One might ask oneself the question as to how it is that Gabon, Angola and Nigeria who, on the African continent, have developed substantial oil exporting sectors in their economies, but the growth is really actually taking place in the countries of the West that consume their oil export. Surely, something is wrong why the source countries are not doing just as well? A richly endowed country with all sorts of mineral wealth like the Democratic Republic of Congo, second largest in Africa and eleventh in the world, gives just a sample of how Africa as a whole is responding poorly by allowing other nations to lay their hands on domestic resources without being able to make the continent take its destiny in its own hands on the global stage despite its vast mineral wealth.

Basic misgovernance

Most of the African countries have been independent from the 1950s; so, it would be inept to claim that they are being debilitated by colonisation. It is the weak internal factor which explains this want of achievement. And this is grounded in basic misgovernance that has plagued several of the African countries.
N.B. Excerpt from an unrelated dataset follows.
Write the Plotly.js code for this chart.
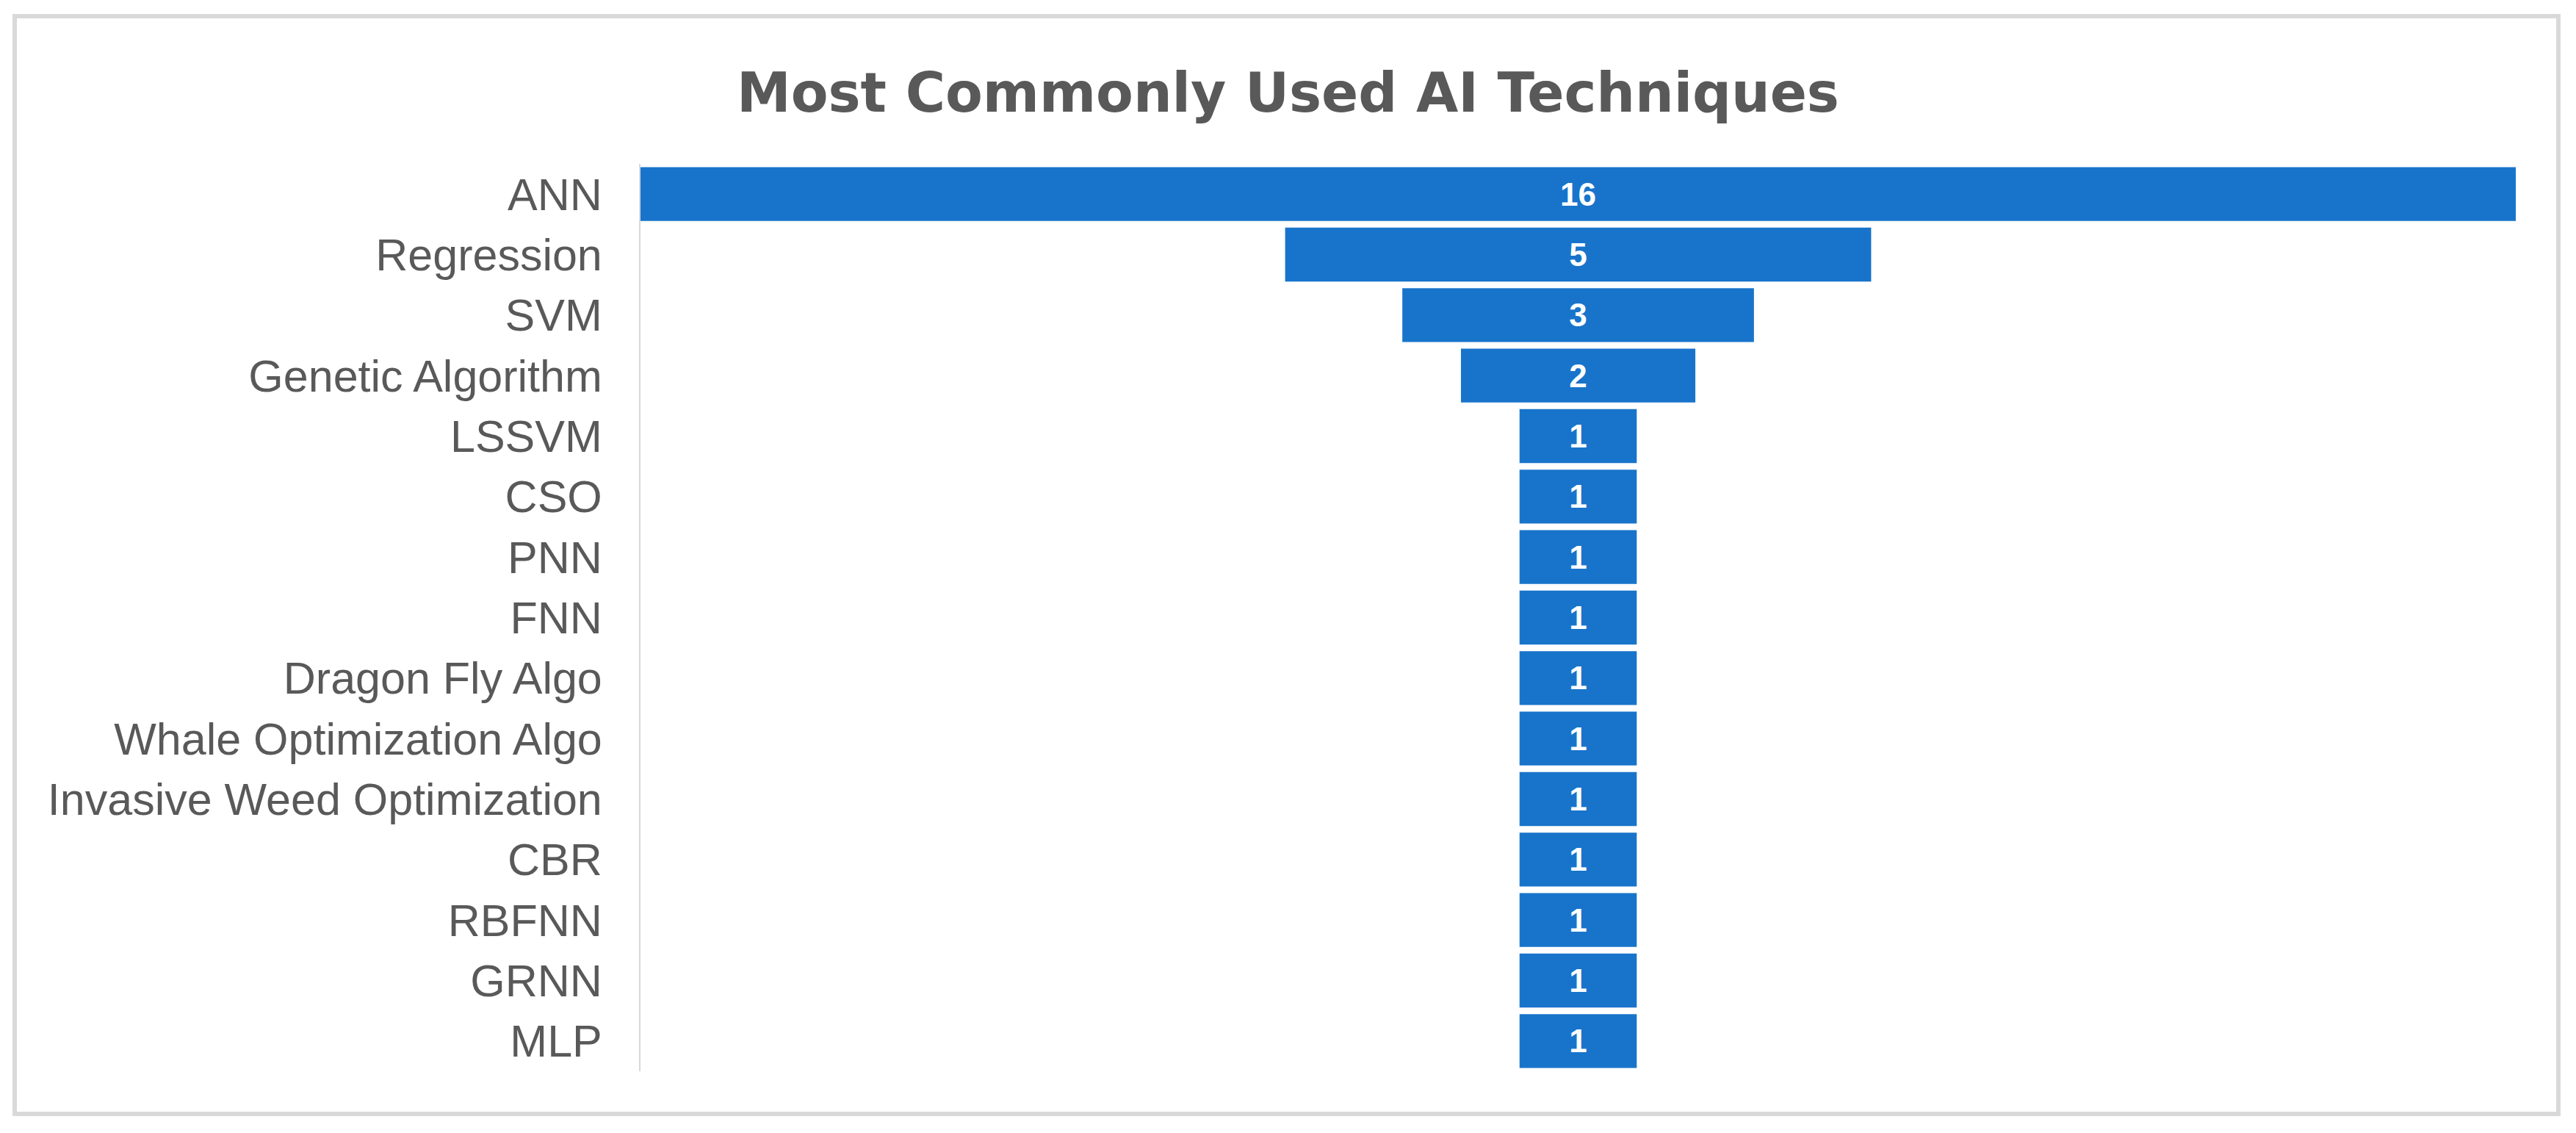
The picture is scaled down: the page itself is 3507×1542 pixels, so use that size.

At the root of this massive failure lies corruption in various shapes. Like the Middle East, many African countries have tended to throw up lifelong presidents/dictators who would not relinquish power in a democratic playout of popular choices. To remain in that position, those presidents for life and their cronies have had endless recourse to corruption. In public, they display by their lavish lifestyles, a level of wealth and luxury that their populations can only witness as spectators, while remaining in utter poverty, poverty that gets flouted constantly by those indecent displays of power by their “leaders”. The new president of ill-fated Malawi has just given up the private jet and the large fleet of German luxury cars of her predecessor as a sign of reneging on that past of excesses. One would hope this attitude generalised across the continent.
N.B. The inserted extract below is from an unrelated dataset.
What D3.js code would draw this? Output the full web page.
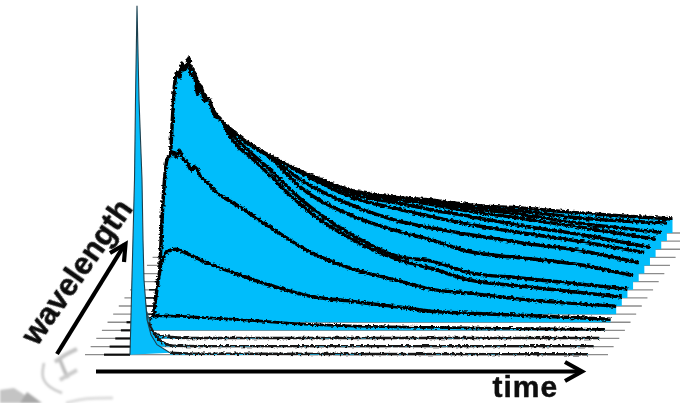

The problem with corruption is that it tends to perpetuate a lot of power in few hands, even where the hands keep changing in the course of electoral cycles. To elect and/or to keep themselves in power, politicians have had a price to pay to those secret wielders of power operating behind thick screens, whether by party financing or by canvassing sectional supports to parties. This is applicable to several political regimes which have been in place in past years: there are those who find themselves enriched beyond measure from one day to the next, not necessarily by engaging in the drugs trade. So-called political “supporters” want for themselves nothing less than what the previous holders of political power gave to their own cronies.

Back home, we are told that a national cadastre is only now seeing the light of the day. That work apparently emerged when it was increasingly being challenged that the National Residential Property Tax of 2006 was fundamentally unfair. But surely, we needed such a cadastre to be in place for other reasons as well, such as to do a good strategic land reform for a sustainable future, keeping land price from soaring into becoming a highly speculative element jeopardizing the ability of the upcoming generation to even afford residential property. That would also have served to ward off allegations that state lands would have been landing into the wrong hands for lack of clarity as to where they were. Had this information been publicly put in place, it would have allowed a closer control against squatters on state and private lands. Wherever loose ends are to be found, whether deliberately or not, they inevitably become breeding grounds for corruption.

The courts can only deal with cases that are brought before them on a one-to-one basis and other institutions don’t appear to go far enough to get to grasp the bigger picture of the damage wrought by carrying forward corrupt malpractices. So, who is in charge to arrest the scourge and prevent it from being considered as if it were an all-embracing widespread dimension, which surely it is not? There must be a number of honest citizens mindful of their integrity and shunning ill-gotten gains, isn’t it?

Negative perception

The deeper problem is that corruption impacts badly on the working of the macroeconomy. There are chain effects. First, it undermines national credibility. Several African countries are victim of that kind of perception. Second, arbitrariness of decision-making in the context of corruption causes investors to lose faith in the governance structure of a country as a whole. Third, the few investors who are inclined to invest nevertheless make their investment a function of the good disposition of the rulers-that-be towards them. This means that places like these are shunned by those investors who would have simply relied on their objective business flair to undertake investment at their own risk. Fifth, this kind of negative perception thwarts growth and activity levels, in the economy by keeping potential investment down. Perception is a critical element in serious and productive – not speculative — investment decisions.

This perception is normally put in its right perspective by communicating efficiently whenever a country appears challenged in its integrity. Unless you put a stop to unjustified allegations all at once, those allegations gain ground as if they were reality. One of the weaknesses of the immediate post-independence government of Mauritius was this gap of efficient communication. They failed to respond energetically when a mud-slinging campaign of denigration was launched against their supposed bribe-taking in all and everything they undertook. That will not be the only occasion so-called independent papers have combined their forces to make a mountain out of a molehill solely to denigrate their political adversaries. When the communication gap is allowed to yawn, it tends to consolidate the view – and this is what India is currently facing up to – that the powers that be have something hideous or really uncomfortable to conceal. It demotivates economic actors currently in operation and makes intending investors shy away. In the process, it is the country that becomes the loser.

It must be said that despite all, we have over the years constructed a solid base for investment to take place in Mauritius. It needs sustaining by continuing reforms and growing the objective base of decision-making of the country. We have harvested certain comparative advantages compared with others in our category. The only way forward is by upkeeping a pool of local high skills that can combine favourably with international production, onshore and offshore. This kind of environment is created by being result-oriented, clear and decisive, rule-based across the board and indiscriminately pushing up anyone who will extend our production frontier. Sometimes, details like corruption, if overlooked for too long, can undermine even whatever good work has been done. We must tread it cautiously, more than ever before.